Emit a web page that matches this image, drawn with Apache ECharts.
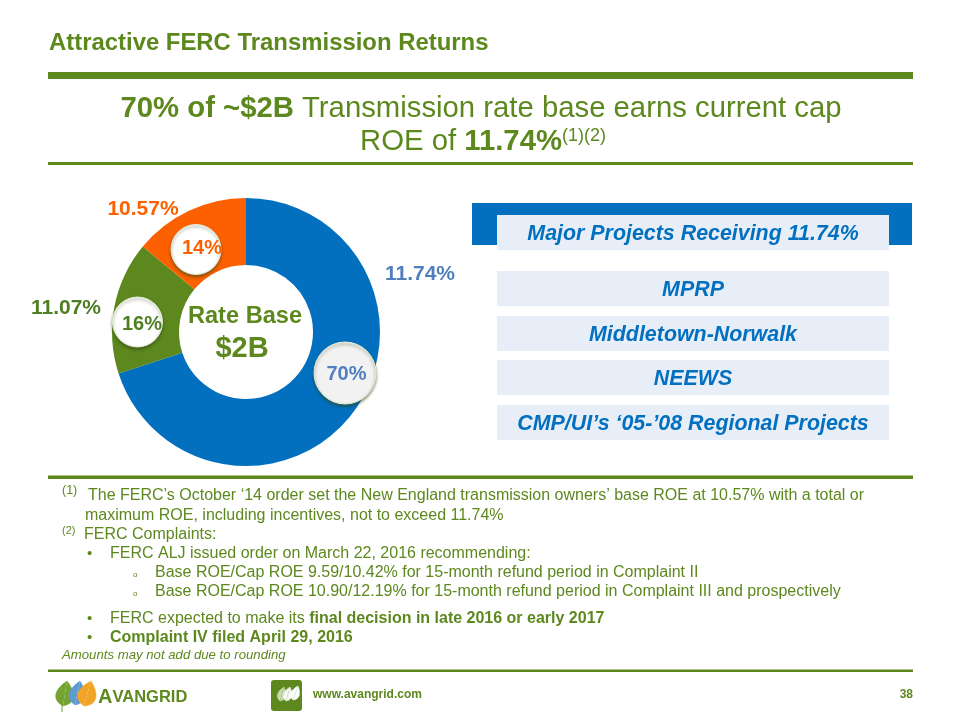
<!DOCTYPE html>
<html><head><meta charset="utf-8">
<style>html,body{margin:0;padding:0;background:#fff}#c{width:960px;height:720px}</style>
<script src="https://cdn.jsdelivr.net/npm/echarts@6/dist/echarts.min.js"></script>
</head><body><div id="c"></div>
<script>
var categories = ['11.74%', '11.07%', '10.57%'];
var shares = [70, 16, 14];
var projects = ['MPRP', 'Middletown-Norwalk', 'NEEWS', 'CMP/UI\u2019s \u201805-\u201908 Regional Projects'];

var GREEN = '#5c881e', BLUE = '#0270bf', ORANGE = '#fd6000', SLATE = '#4f7fbd', DARK = '#4e7f22', FONT = '"Liberation Sans", Arial, sans-serif';
var chart = echarts.init(document.getElementById('c'));

function txt(x, y, text, size, color, opt) {
  opt = opt || {};
  return { type: 'text', z: opt.z || 10, x: x, y: y, style: {
    text: text, fill: color, font: (opt.italic ? 'italic ' : '') + (opt.bold ? 'bold ' : '') + size + 'px ' + FONT,
    align: opt.align || 'left', verticalAlign: 'middle', rich: opt.rich } };
}
function rect(x, y, w, h, fill, z) { return { type: 'rect', z: z || 5, shape: { x: x, y: y, width: w, height: h }, style: { fill: fill } }; }
function bubble(x, y, r, tx, ty, label, color, fill) {
  return [
    { type: 'circle', z: 8, shape: { cx: x, cy: y, r: r }, style: { fill: fill, stroke: '#e4ebd8', lineWidth: 1, shadowBlur: 3, shadowOffsetX: 0, shadowOffsetY: 2, shadowColor: 'rgba(50,70,20,0.6)' } },
    txt(tx, ty, label, 20, color, { bold: true, align: 'center', z: 9 })
  ];
}
var s = function (size, bold, italic, color, extra) {
  var o = { fontFamily: 'Liberation Sans', fontSize: size, fontWeight: bold ? 'bold' : 'normal', fontStyle: italic ? 'italic' : 'normal', color: color || GREEN };
  for (var k in (extra || {})) o[k] = extra[k];
  return o;
};

var g = [];
// header
g.push(txt(49, 43, 'Attractive FERC Transmission Returns', 23.9, GREEN, { bold: true }));
g.push(rect(48, 72, 865, 7, GREEN));
g.push(txt(481, 109, '{b|70% of ~$2B} {n|Transmission rate base earns current cap}', 29.3, GREEN, { align: 'center', rich: { b: s(29.3, true), n: s(29.3) } }));
g.push(txt(483, 142, '{n|ROE of }{b|11.74%}{sup|(1)(2)}', 29.3, GREEN, { align: 'center', rich: { b: s(29.3, true), n: s(29.3), sup: s(18, false, false, GREEN, { verticalAlign: 'top', padding: [0, 0, 12, 0] }) } }));
g.push(rect(48, 162, 865, 3, GREEN));

// donut labels
g.push(txt(420, 274, categories[0], 21, SLATE, { bold: true, align: 'center' }));
g.push(txt(66, 308, categories[1], 21, DARK, { bold: true, align: 'center' }));
g.push(txt(143, 209, categories[2], 21, ORANGE, { bold: true, align: 'center' }));
g = g.concat(bubble(345, 373, 31, 346.5, 374, shares[0] + '%', SLATE, '#f2f2f2'));
g = g.concat(bubble(137.5, 322, 25, 142, 324, shares[1] + '%', DARK, '#ffffff'));
g = g.concat(bubble(196, 249.5, 25, 202, 248, shares[2] + '%', ORANGE, '#ffffff'));
g.push(txt(245, 316, 'Rate Base', 23.6, GREEN, { bold: true, align: 'center' }));
g.push(txt(242, 349, '$2B', 29, GREEN, { bold: true, align: 'center' }));

// right-hand panel
g.push(rect(472, 203, 440, 42, BLUE));
g.push(rect(497, 215, 392, 35, '#e7eef8', 6));
g.push(txt(693, 234, 'Major Projects Receiving 11.74%', 21.4, BLUE, { bold: true, italic: true, align: 'center', z: 7 }));
[271, 316, 360, 405].forEach(function (y, i) {
  g.push(rect(497, y, 392, 35, '#e7eef8', 6));
  g.push(txt(693, y + 19, projects[i], 21.4, BLUE, { bold: true, italic: true, align: 'center', z: 7 }));
});

// footnotes
g.push(rect(48, 475.5, 865, 3.5, GREEN));
g.push(txt(62, 491, '(1)', 12.5, GREEN));
g.push(txt(88, 496, 'The FERC\u2019s October \u201814 order set the New England transmission owners\u2019 base ROE at 10.57% with a total or', 16, GREEN));
g.push(txt(85, 516, 'maximum ROE, including incentives, not to exceed 11.74%', 16, GREEN));
g.push(txt(62, 531, '(2)', 11, GREEN));
g.push(txt(84, 535, 'FERC Complaints:', 16, GREEN));
g.push(txt(87, 554, '\u2022', 15, GREEN));
g.push(txt(110, 554, 'FERC ALJ issued order on March 22, 2016 recommending:', 16, GREEN));
g.push(txt(133, 575, 'o', 8, GREEN));
g.push(txt(155, 573, 'Base ROE/Cap ROE 9.59/10.42% for 15-month refund period in Complaint II', 16, GREEN));
g.push(txt(133, 594, 'o', 8, GREEN));
g.push(txt(155, 592, 'Base ROE/Cap ROE 10.90/12.19% for 15-month refund period in Complaint III and prospectively', 16, GREEN));
g.push(txt(87, 619, '\u2022', 15, GREEN));
g.push(txt(110, 619, '{n|FERC expected to make its }{b|final decision in late 2016 or early 2017}', 16, GREEN, { rich: { n: s(16), b: s(16, true) } }));
g.push(txt(87, 638, '\u2022', 15, GREEN));
g.push(txt(110, 638, 'Complaint IV filed April 29, 2016', 16, GREEN, { bold: true }));
g.push(txt(62, 655, 'Amounts may not add due to rounding', 13.2, GREEN, { italic: true }));
g.push(rect(48, 669.5, 865, 2.5, GREEN));

// footer
function leaf(bx, by, tx, ty, bulge, fill) {
  var dx = tx - bx, dy = ty - by, nx = -dy, ny = dx;
  function side(k) {
    return { type: 'bezierCurve', z: 6, shape: {
      x1: bx, y1: by, x2: tx, y2: ty,
      cpx1: bx + dx * 0.2 + nx * bulge * k, cpy1: by + dy * 0.2 + ny * bulge * k,
      cpx2: bx + dx * 0.65 + nx * bulge * k * 0.7, cpy2: by + dy * 0.65 + ny * bulge * k * 0.7
    }, style: { fill: fill, stroke: fill, lineWidth: 0.5 } };
  }
  return [side(1), side(-1)];
}
g = g.concat(leaf(63, 706, 67, 681, 0.55, '#74a332'));
g = g.concat(leaf(75, 705, 80, 681, 0.5, '#5d9bd0'));
g = g.concat(leaf(84, 706, 91, 681, 0.55, '#f2a427'));
g.push({ type: 'line', z: 7, shape: { x1: 62, y1: 702, x2: 62, y2: 712 }, style: { stroke: '#74a332', lineWidth: 1 } });
g.push(txt(98, 697, '{a|A}{b|VANGRID}', 20, GREEN, { rich: { a: s(20, true), b: s(16.5, true) } }));
g.push({ type: 'rect', z: 5, shape: { x: 271, y: 680, width: 31, height: 31, r: 3 }, style: { fill: GREEN } });
g = g.concat(leaf(280, 701, 284, 687, 0.45, '#c9d8ae'));
g = g.concat(leaf(286, 701, 290, 687, 0.45, '#f4f7ee'));
g = g.concat(leaf(293, 700, 298, 686, 0.45, '#ffffff'));
g.push(txt(313, 695, 'www.avangrid.com', 12, GREEN, { bold: true }));
g.push(txt(913, 695, '38', 12, GREEN, { bold: true, align: 'right' }));

chart.setOption({
  animation: false,
  graphic: { elements: g },
  series: [{
    type: 'pie', center: [246, 332], radius: [67, 134], startAngle: 90, clockwise: true,
    label: { show: false }, labelLine: { show: false }, silent: true,
    data: categories.map(function (c, i) {
      return { name: c, value: shares[i], itemStyle: { color: [BLUE, GREEN, ORANGE][i] } };
    })
  }]
});
</script></body></html>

• • • • • • •

_STATED GOAL:_
Restate the material word for word from its first line through the line containing "var chart = echarts.init(document.getElementById('c'));", both included; the pictures do not belong in it.

_CORRECT ANSWER:_
Emit a web page that matches this image, drawn with Apache ECharts.
<!DOCTYPE html>
<html><head><meta charset="utf-8">
<style>html,body{margin:0;padding:0;background:#fff}#c{width:960px;height:720px}</style>
<script src="https://cdn.jsdelivr.net/npm/echarts@6/dist/echarts.min.js"></script>
</head><body><div id="c"></div>
<script>
var categories = ['11.74%', '11.07%', '10.57%'];
var shares = [70, 16, 14];
var projects = ['MPRP', 'Middletown-Norwalk', 'NEEWS', 'CMP/UI\u2019s \u201805-\u201908 Regional Projects'];

var GREEN = '#5c881e', BLUE = '#0270bf', ORANGE = '#fd6000', SLATE = '#4f7fbd', DARK = '#4e7f22', FONT = '"Liberation Sans", Arial, sans-serif';
var chart = echarts.init(document.getElementById('c'));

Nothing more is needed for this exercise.